Even the task of designing negotiation interfaces is problematic. For instance, it is difficult to define interfaces that effectively support radically different classes of communication formats, since each class may require a substantially different form of negotiation. Furthermore, implementation of a negotiation interface requires a high degree of intelligence in each component, thus impeding the automation of the negotiation process. This requirement for component-level intelligence places a significant burden on the implementer of each component. One mechanism that can be employed to ease this burden is the creation of generic ports, which are component ports that contain all of the basic logic for data exchange and parameter negotiation, yet are not specific to any type of component. These generic ports can be instantiated by the component designer and modified as necessary to support the component""s negotiation needs. However, since the negotiation interface that each port presents is so heavily dependent upon the classes of communication formats that are supported by the port""s component, definition and implementation of generic ports is a difficult problem, and one that has no obvious solution.
It is apparent that the previously proposed methods of negotiating or selecting communication parameters for use among groups of interconnected components have a number of problems.

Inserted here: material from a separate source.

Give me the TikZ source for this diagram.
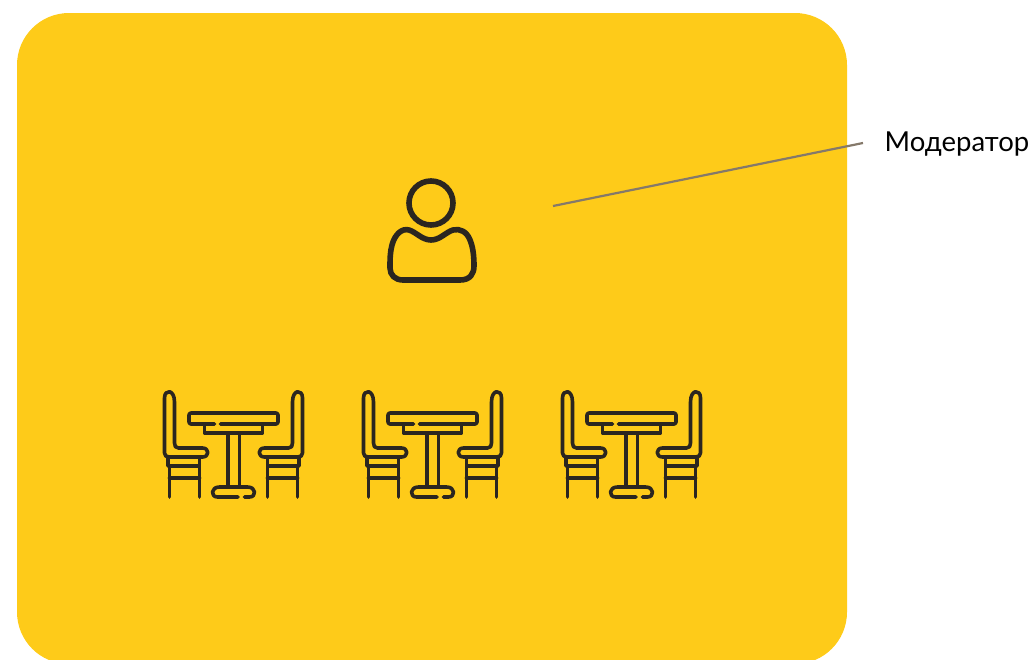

The following subject matter addresses these problems and allows parameters to be selected to provide the optimum overall performance.
In a distributed network of interconnected multimedia source, transfer, and sink components, the described arrangements and procedures defer parameter selection until all relevant information is available. Parameter decisions are made only after all allowable values are known for each component port in light of the specified interconnections between components. Specifically, a parameter set is specified for each port. The parameter set indicates the allowable values for each parameter relevant to the communication formats supported by the component for the port. Each parameter set is expressed as a Boolean expression of constraints. A constraint is expressed as a parameter identifier and a value scope. A value scope comprises a list of allowed single values and of allowed ranges of values.
When ports of components are to be interconnected, the constraints on the parameter sets of the ports are conjoined to form a parameter set intersection. The intersection of the parameter sets is made available to each of the components participating in the connection, who may use the information in the intersection to limit the values of the parameter sets on the participating ports or other ports of the components to reflect parameter interdependencies within a port or among the component""s ports.
As new port interconnections are made, parameter sets of the connected ports are intersected and parameter sets within the interconnected components are appropriately limited. After the components limit their parameter sets, the parameter set intersections are recalculated and further limited based on the recalculations. This process is repeated a number of times until further repetitions result in no further limitations of the various parameter sets.
When all interconnections have been made and the parameter sets have converged through cycles of intersection and limitation, values for the negotiable parameters are selected from the final parameter sets. These values are chosen to yield the most efficient overall system rather than to optimize the system on only a local or port-to-port basis.